On March 27, Nunley granted a temporary restraining order against Nexstar’s integration. The preliminary injunction strengthens the court order for Nexstar to halt all integration efforts with Tegna. The ruling also explores the impact of the deal on local news, given that Nexstar has a history of consolidating newsgathering activity across markets and regions.
“The Court agrees with Plaintiffs that Defendants’ integration efforts are exactly those
that would make it more difficult to divest Tegna stations, as they will eliminate competition
and result in newsroom layoffs and shutdowns,” Nunley wrote. “The Court also notes Plaintiffs filed the instant suits prior to Defendants’ consummation of the Transaction. Accordingly, Defendants could have waited seven days to complete the acquisition or begin integration efforts until after this Court ruled on Plaintiffs’ motions for TRO. Therefore, especially in light of the fact that Plaintiffs raise a likelihood of success on the merits of their claims and establish an injunction is in the public interest, the Court agrees with Plaintiffs that the private benefits Nexstar could obtain by acquiring Tegna are outweighed by the harm to Plaintiffs.”
Nexstar is the nation’s largest TV station owner with nearly 200 outlets across the country. Tegna owns Big Four network affiliate stations in key major and medium-size TV markets including Washington, D.C., Houston, Dallas, Seattle, Denver and Phoenix.
“This transaction closed more than four weeks ago following receipt of all required regulatory approvals
from the Federal Communications Commission and the U.S. Department of Justice. Nexstar Media Group now owns Tegna and has taken steps consistent with the Court order that has been in effect,” Nexstar said in a statement. “For nearly thirty years, Nexstar has provided free over-the-air access to all its broadcast stations — local news, weather, and community-focused programming alongside major network programming. This procompetitive transaction will make local stations stronger and support continued investment in local journalism and fact-based news. We will appeal today’s decision and look forward to presenting our case on its merits before the Ninth Circuit Court of Appeals.”

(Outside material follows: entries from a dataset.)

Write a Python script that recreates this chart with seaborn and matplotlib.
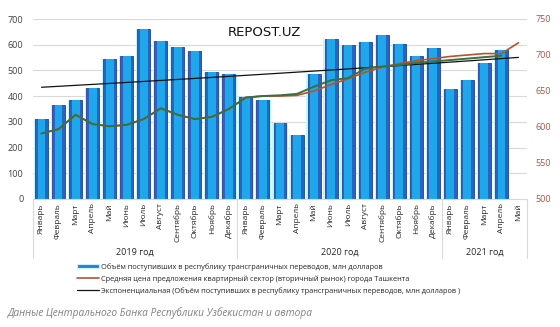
import numpy as np
import pandas as pd
import matplotlib
matplotlib.use("Agg")
import matplotlib.pyplot as plt
import matplotlib.transforms as mtransforms
from matplotlib.patches import Patch
from matplotlib.lines import Line2D
import seaborn as sns

# ---------------- data ----------------
months = ["Январь", "Февраль", "Март", "Апрель", "Май", "Июнь", "Июль",
          "Август", "Сентябрь", "Октябрь", "Ноябрь", "Декабрь"]
month_labels = months + months + months[:5]
years = ["2019 год", "2020 год", "2021 год"]
year_counts = [12, 12, 5]

# transfers, mln USD (left axis)
transfers = [313, 367, 384, 430, 543, 558, 660, 616, 592, 577, 492, 488,
             398, 385, 294, 248, 486, 623, 600, 610, 638, 603, 555, 588,
             427, 462, 527, 579, np.nan]
# average offer price, Tashkent secondary market (right axis)
price = [591, 597, 617, 604, 601, 603, 611, 626, 617, 611, 614, 625,
         641, 643, 643, 644, 650, 659, 667, 676, 683, 688, 692, 695,
         698, 700, 702, 702, 717]
# smoothed price line (right axis)
price_smooth = [591, 597, 617, 604, 601, 603, 611, 626, 617, 611, 614, 625,
                641, 643, 644, 646, 656, 665, 668, 681, 684, 686, 689, 691,
                693, 695, 697, 699, np.nan]

legend_labels = [
    "Объём поступивших в республику трансграничных переводов, млн долларов",
    "Средняя цена предложения квартирный сектор (вторичный рынок) города Ташкента",
    "Экспоненциальная (Объём поступивших в республику трансграничных переводов, млн долларов )",
]
source_text = "Данные Центрального Банка Республики Узбекистан и автора"
logo_text = "REPOST.UZ"

# ---------------- derived ----------------
idx = np.arange(len(month_labels))
df = pd.DataFrame({"idx": idx, "transfers": transfers,
                   "price": price, "smooth": price_smooth})
valid = ~np.isnan(np.array(transfers, dtype=float))
b, a = np.polyfit(idx[valid], np.log(np.array(transfers, dtype=float)[valid]), 1)
df["trend"] = np.exp(a + b * idx)

# ---------------- style ----------------
sns.set_theme(style="white")
plt.rcParams["font.family"] = ["Open Sans", "DejaVu Sans"]

W, H = 560, 327
fig = plt.figure(figsize=(W / 100, H / 100), dpi=100)
ax = fig.add_axes([33 / W, 1 - 199 / H, 494 / W, 180 / H])

order = list(range(len(month_labels)))
sns.barplot(data=df, x="idx", y="transfers", order=order, width=0.9,
            color="#bff8fb", saturation=1, errorbar=None, ax=ax, linewidth=0)
sns.barplot(data=df, x="idx", y="transfers", order=order, width=0.76,
            color="#2c63c2", saturation=1, errorbar=None, ax=ax,
            edgecolor="#22469a", linewidth=0.6)
sns.barplot(data=df, x="idx", y="transfers", order=order, width=0.46,
            color="#1fa7ec", saturation=1, errorbar=None, ax=ax, linewidth=0)

sns.lineplot(data=df, x="idx", y="trend", color="#111111", lw=0.9,
             ax=ax, legend=False)

ax.set_xlim(-0.5, len(month_labels) - 0.5)
ax.set_ylim(0, 700)
ax.set_yticks(range(0, 701, 100))
ax.yaxis.grid(True, color="#d9d9d9", lw=0.8)
ax.set_axisbelow(True)
for s in ["top", "left", "right"]:
    ax.spines[s].set_visible(False)
ax.spines["bottom"].set_color("#d9d9d9")
ax.spines["bottom"].set_linewidth(0.8)
ax.set_xticks(idx)
ax.set_xticklabels(month_labels, rotation=90, fontsize=6, color="#262626")
ax.tick_params(axis="x", length=0, pad=3)
ax.tick_params(axis="y", length=0, pad=7, labelsize=6.5, labelcolor="#404040")
ax.set_xlabel("")
ax.set_ylabel("")

ax2 = ax.twinx()
sns.lineplot(data=df, x="idx", y="price", color="#b4532c", lw=1.2,
             ax=ax2, legend=False)
sns.lineplot(data=df, x="idx", y="smooth", color="#3d6e3e", lw=1.4,
             ax=ax2, legend=False)
ax2.set_ylim(500, 750)
ax2.set_yticks(range(500, 751, 50))
for s in ["top", "left", "right", "bottom"]:
    ax2.spines[s].set_visible(False)
ax2.tick_params(axis="y", length=0, pad=6, labelsize=6.5, labelcolor="#a0584a")
ax2.set_ylabel("")
ax2.set_xlim(-0.5, len(month_labels) - 0.5)

# year grouping under the month labels
trans = mtransforms.blended_transform_factory(ax.transData, ax.transAxes)
bounds = np.concatenate([[-0.5], np.cumsum(year_counts) - 0.5])
for bx in bounds:
    ax.plot([bx, bx], [0, -0.33], transform=trans, clip_on=False,
            color="#d9d9d9", lw=0.8)
for i, yl in enumerate(years):
    cx = (bounds[i] + bounds[i + 1]) / 2
    ax.text(cx, -0.295, yl, transform=trans, ha="center", va="center",
            fontsize=6.5, color="#262626")

# logo
fig.text(228 / W, 1 - 33 / H, logo_text, fontsize=9.5, va="center",
         ha="left", color="#111111", family="DejaVu Sans")

# legend
handles = [Patch(facecolor="#3a78d0", edgecolor="#bff8fb", lw=0.8),
           Line2D([], [], color="#b4532c", lw=1.2),
           Line2D([], [], color="#111111", lw=0.9)]
fig.legend(handles, legend_labels, loc="upper left",
           bbox_to_anchor=(77 / W, 1 - 263 / H), frameon=False, fontsize=5.3,
           handlelength=3.0, handleheight=0.6, labelspacing=0.6,
           handletextpad=0.25, borderpad=0, borderaxespad=0)

fig.text(8 / W, 1 - 313 / H, source_text, fontsize=7.3, style="italic",
         color="#808080", va="center", ha="left")

fig.savefig("out.png", dpi=100)
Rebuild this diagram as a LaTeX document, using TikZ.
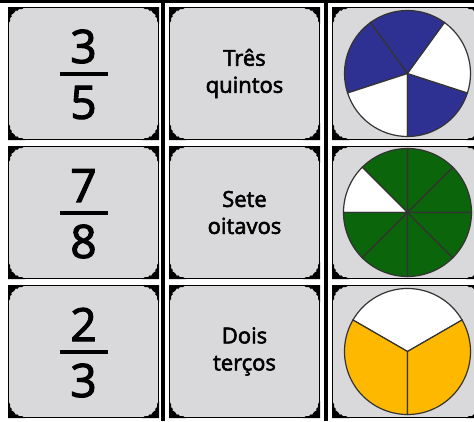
\documentclass[tikz,border=0pt]{standalone}
\usepackage{fontspec}
\setmainfont{Open Sans}
\newfontfamily\cardfont[FakeBold=2.5]{Open Sans}
\definecolor{CardGrey}{HTML}{D9D9DB}
\definecolor{PieBlue}{HTML}{2E3192}
\definecolor{PieGreen}{HTML}{0B650B}
\definecolor{PieGold}{HTML}{FFB800}
\definecolor{PieEdge}{HTML}{333333}
\tikzset{
  cardbox/.style={
    draw=black,
    line width=1pt,
    fill=CardGrey,
    anchor=north west,
    minimum width=150pt,
    minimum height=132pt,
    inner sep=0pt
  },
  ornament/.style={fill=black},
  fracdigit/.style={font=\cardfont\fontsize{46}{46}\selectfont},
  fracbar/.style={line width=4pt},
  cardword/.style={font=\cardfont\fontsize{22}{27}\selectfont,align=center},
  slice/.style={draw=PieEdge,line width=1.2pt},
  divider/.style={draw=black,line width=4pt}
}
\begin{document}
\begin{tikzpicture}[x=1pt,y=1pt]
  \useasboundingbox (0,0) rectangle (474,-421);
  \clip (0,0) rectangle (474,-421);
  \fill[white] (0,0) rectangle (474,-421);

  \draw[line width=3pt] (0,-1.5) -- (474,-1.5);
  \draw[divider] (163,0) -- (163,-421);
  \draw[divider] (326,0) -- (326,-421);

  \node[cardbox] (frac1) at (8,-7) {};
  \node[cardbox] (frac2) at (8,-146) {};
  \node[cardbox] (frac3) at (8,-285) {};
  \node[cardbox] (word1) at (169,-7) {};
  \node[cardbox] (word2) at (169,-146) {};
  \node[cardbox] (word3) at (169,-285) {};
  \node[cardbox] (pie1) at (332,-7) {};
  \node[cardbox] (pie2) at (332,-146) {};
  \node[cardbox] (pie3) at (332,-285) {};

  % corner ornaments
  \foreach \card in {frac1,frac2,frac3,word1,word2,word3,pie1,pie2,pie3}{
    \foreach \sx/\sy/\corner in {1/-1/north west,-1/-1/north east,1/1/south west,-1/1/south east}{
      \path[ornament] (\card.\corner) -- +(\sx*17,0) -- +(\sx*14,\sy*2) -- +(\sx*11,\sy*2)
        -- +(\sx*9,\sy*4) -- +(\sx*8,\sy*3) -- +(\sx*6,\sy*6) -- +(\sx*3,\sy*8)
        -- +(\sx*4,\sy*9) -- +(\sx*2,\sy*11) -- +(\sx*2,\sy*14) -- +(0,\sy*17) -- cycle;
    }
  }

  % fractions
  \foreach \card/\n/\d in {frac1/3/5,frac2/7/8,frac3/2/3} {
    \node[fracdigit] (\card num) at ([yshift=27pt]\card.center) {\n};
    \node[fracdigit] (\card den) at ([yshift=-29pt]\card.center) {\d};
    \draw[fracbar] ([xshift=-24pt]\card.center) -- ([xshift=24pt]\card.center);
  }

  % words
  \node[cardword] (name1) at (word1.center) {Três\\quintos};
  \node[cardword] (name2) at (word2.center) {Sete\\oitavos};
  \node[cardword] (name3) at (word3.center) {Dois\\terços};

  % pies
  \foreach \a/\b/\col in {54/126/PieBlue,126/198/PieBlue,198/270/white,270/342/PieBlue,342/414/white}{
    \filldraw[slice,fill=\col] (pie1.center) -- ++(\a:63pt)
      arc[start angle=\a,end angle=\b,radius=63pt] -- cycle;
  }
  \foreach \a in {0,45,...,315} {
    \pgfmathsetmacro{\b}{\a+45}
    \ifnum\a=135 \def\col{white}\else\def\col{PieGreen}\fi
    \filldraw[slice,fill=\col] (pie2.center) -- ++(\a:64pt)
      arc[start angle=\a,end angle=\b,radius=64pt] -- cycle;
  }
  \foreach \a/\b/\col in {30/150/white,150/270/PieGold,270/390/PieGold}{
    \filldraw[slice,fill=\col] (pie3.center) -- ++(\a:63pt)
      arc[start angle=\a,end angle=\b,radius=63pt] -- cycle;
  }
\end{tikzpicture}
\end{document}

DirecTV, on the other hand, was quick to praise Nunley’s ruling.
“We commend the court’s decision, which reinforces the coalition of states’ and our shared belief that unchecked station consolidation will force consumers to pay more for less by reducing the quality and variety of local news coverage, driving up content prices, and increasing the threat of station blackouts,” DirecTV said. “DirecTV remains committed to a competitive, diverse, and affordable media landscape for all Americans.”